Ventricular assist devices are small devices that are implanted in the heart to help the heart pump blood from the ventricles to the rest of the body.  

The device is a kind of mechanical pump and is used in people who have a weak heart or who have heart failure.  

The device is implanted during an open heart surgery which is done under general anaesthetic. The procedure has its risks and lasts between four and six hours.  

There are three types of ventricular assist devices; a left ventricular assist device, a right ventricular assist device, and a biventricular assist device which helps both sides of the heart.    

Why would you do it?

Ventricular assist devices are used for different reasons: 

  • The patient needs a heart transplant. The device is implanted temporarily until a donor heart is available, this is known as a bridge to transplantation. The device enables blood to continue to be pumped through the heart as it is unable to do so unaided.  
  • If the patient is not eligible for a transplant due to other conditions. In a lot of cases, the ventricular assist device improves other organ function or the conditions that made having a transplant unfeasible.    
  • The patient is not a good candidate for a transplant. Ventricular assist devices are being increasingly used as a long term solution for people who are not a candidate for a transplant, people over 65 years old for example.
  • The patient’s heart rate may return to normal, which is known as temporary heart failure. In these cases, the device is implanted until the myocardium, heart muscle, is able to pump blood. The device may be temporarily placed after heart surgery.  

What does it involve?

Ventricular assist devices are implanted through open heart surgery, which involves significant risks for the patient.  
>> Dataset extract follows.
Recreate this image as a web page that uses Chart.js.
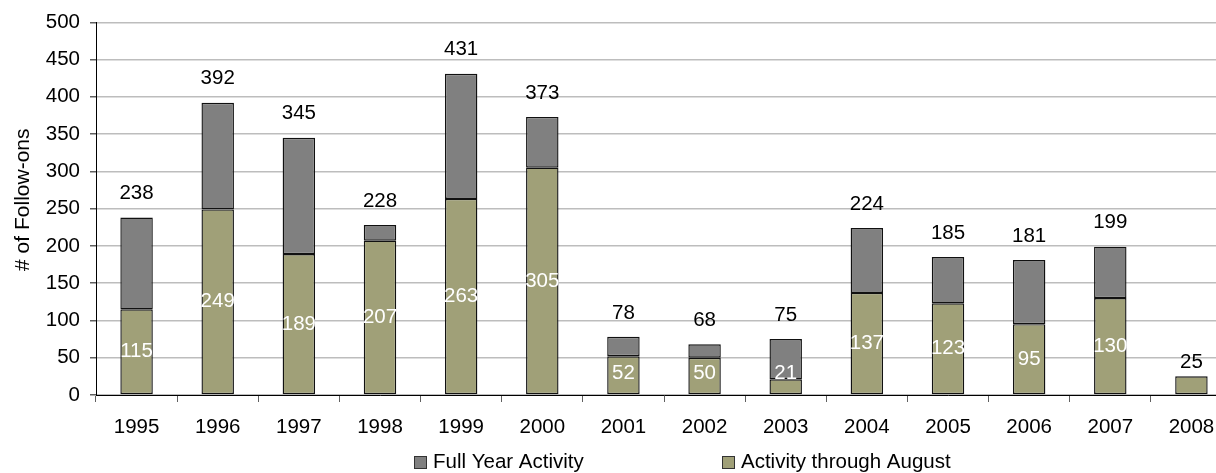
<!DOCTYPE html>
<html>
<head>
<meta charset="utf-8">
<script src="https://cdn.jsdelivr.net/npm/chart.js@4.4.1/dist/chart.umd.min.js"></script>
<style>
  html, body { margin: 0; padding: 0; background: #fff; overflow: hidden; }
  #wrap { width: 1232px; height: 473px; position: relative; }
</style>
</head>
<body>
<div id="wrap"><canvas id="chart"></canvas></div>
<script>
const years = ['1995','1996','1997','1998','1999','2000','2001','2002','2003','2004','2005','2006','2007','2008'];
const fullYear = [238, 392, 345, 228, 431, 373, 78, 68, 75, 224, 185, 181, 199, null];
const throughAugust = [115, 249, 189, 207, 263, 305, 52, 50, 21, 137, 123, 95, 130, 25];
const yTicks = [0, 50, 100, 150, 200, 250, 300, 350, 400, 450, 500];
const yTitle = '# of Follow-ons';

const FONT = 'Liberation Sans, Arial, sans-serif';
const FSIZE = 20.5;
const GRAY = '#808080';
const GREEN = '#A0A078';

// gray part is what was left after August
const remainder = fullYear.map((v, i) => v == null ? null : v - throughAugust[i]);

const labelPlugin = {
  id: 'barLabels',
  afterDatasetsDraw(chart) {
    const ctx = chart.ctx;
    const green = chart.getDatasetMeta(1).data;
    const gray = chart.getDatasetMeta(0).data;
    const base = chart.scales.y.getPixelForValue(0);
    ctx.save();
    ctx.font = FSIZE + 'px ' + FONT;
    ctx.textAlign = 'center';
    ctx.textBaseline = 'middle';
    years.forEach((y, i) => {
      const g = green[i];
      if (fullYear[i] == null) {
        ctx.fillStyle = '#000';
        ctx.fillText(String(throughAugust[i]), g.x, g.y - 14);
        return;
      }
      const mid = Math.min((g.y + g.base) / 2, base - 22);
      ctx.fillStyle = '#fff';
      ctx.fillText(String(throughAugust[i]), g.x, mid);
      ctx.fillStyle = '#000';
      ctx.fillText(String(fullYear[i]), gray[i].x, gray[i].y - 24);
    });
    ctx.restore();
  }
};

// legend spread wide like the original, plus the axis title a bit above centre
const legendPlugin = {
  id: 'wideLegend',
  afterDraw(chart) {
    const ctx = chart.ctx;
    const items = [
      { text: 'Full Year Activity', color: GRAY, x: 414 },
      { text: 'Activity through August', color: GREEN, x: 722 }
    ];
    const cy = 462;
    ctx.save();
    ctx.font = FSIZE + 'px ' + FONT;
    ctx.textBaseline = 'middle';
    ctx.textAlign = 'left';
    items.forEach(it => {
      ctx.fillStyle = it.color;
      ctx.fillRect(it.x, cy - 6, 13, 13);
      ctx.strokeStyle = '#333';
      ctx.lineWidth = 1;
      ctx.strokeRect(it.x + 0.5, cy - 5.5, 12, 12);
      ctx.fillStyle = '#000';
      ctx.fillText(it.text, it.x + 19, cy);
    });

    ctx.font = '21px ' + FONT;
    ctx.textAlign = 'center';
    ctx.translate(23, chart.scales.y.getPixelForValue(262));
    ctx.rotate(-Math.PI / 2);
    ctx.fillText(yTitle, 0, 0);
    ctx.restore();
  }
};

new Chart(document.getElementById('chart'), {
  type: 'bar',
  data: {
    labels: years,
    datasets: [
      {
        label: 'Full Year Activity',
        data: remainder,
        backgroundColor: GRAY,
        borderColor: '#111',
        borderWidth: 1.4,
        borderSkipped: false,
        stack: 's',
        order: 2
      },
      {
        label: 'Activity through August',
        data: throughAugust,
        backgroundColor: GREEN,
        borderColor: '#111',
        borderWidth: 1.4,
        borderSkipped: false,
        stack: 's',
        order: 1
      }
    ]
  },
  options: {
    responsive: true,
    maintainAspectRatio: false,
    animation: false,
    layout: { padding: { top: 21, left: 0, right: 0, bottom: 30 } },
    datasets: { bar: { categoryPercentage: 0.4, barPercentage: 1 } },
    plugins: {
      legend: { display: false },
      tooltip: { enabled: false }
    },
    scales: {
      x: {
        stacked: true,
        grid: { drawOnChartArea: false, drawTicks: true, tickLength: 7, color: '#606060', offset: true },
        border: { color: '#000', width: 1 },
        ticks: { color: '#000', font: { family: FONT, size: FSIZE }, padding: 13, maxRotation: 0, autoSkip: false },
        afterFit(s) { s.height = 473 - 30 - 395; }
      },
      y: {
        stacked: true,
        min: 0,
        max: 500,
        afterBuildTicks(s) { s.ticks = yTicks.map(v => ({ value: v })); },
        grid: { color: '#BDBDBD', lineWidth: 1.5, tickLength: 6, tickColor: '#606060' },
        border: { color: '#000', width: 1 },
        ticks: { color: '#000', font: { family: FONT, size: FSIZE }, padding: 10 },
        afterFit(s) { s.width = 96; }
      }
    }
  },
  plugins: [labelPlugin, legendPlugin]
});
</script>
</body>
</html>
During the surgery, the patient will be connected to a ventilator through a tube to the lungs.  

An incision will be made in the chest for the ventricular assist device to be implanted. Medications may be used beforehand to stop the heart, in which case a heart-lung machine will be used to ensure the blood remains oxygenated.      

The surgical team will then implant the ventricular assist device. It will work with a tube that carries blood from the left ventricle to a pump, which then transports it to the aorta.

When the device is seen to work properly, the heart-lung bypass machine will be turned off.

How to prepare for it

Medical tests that are carried out when assessing the condition include; a chest radiography, echocardiography, an electrocardiogram, and cardiac catheterisation.  

The medical team will show the patient, and their family, how to use the device and learn how to live with it.  

Post-operative care

After the procedure the patient will be in the intensive care unit for a few days. They will be given medication, fluid, and food intravenously. There may be issues with the lungs, in these cases patients are put on a ventilator a few days.  

The medical team will guide the patient through recovery until they can go home.

The patient will need to take antibiotics and anticoagulants after the procedure. This is to avoid infections and other complications that could arise.  

The patient will need to have follow-up appointments, tests, and be closely monitored. The first month after the procedure check-ups will be done on a weekly basis to ensure the device is working correctly.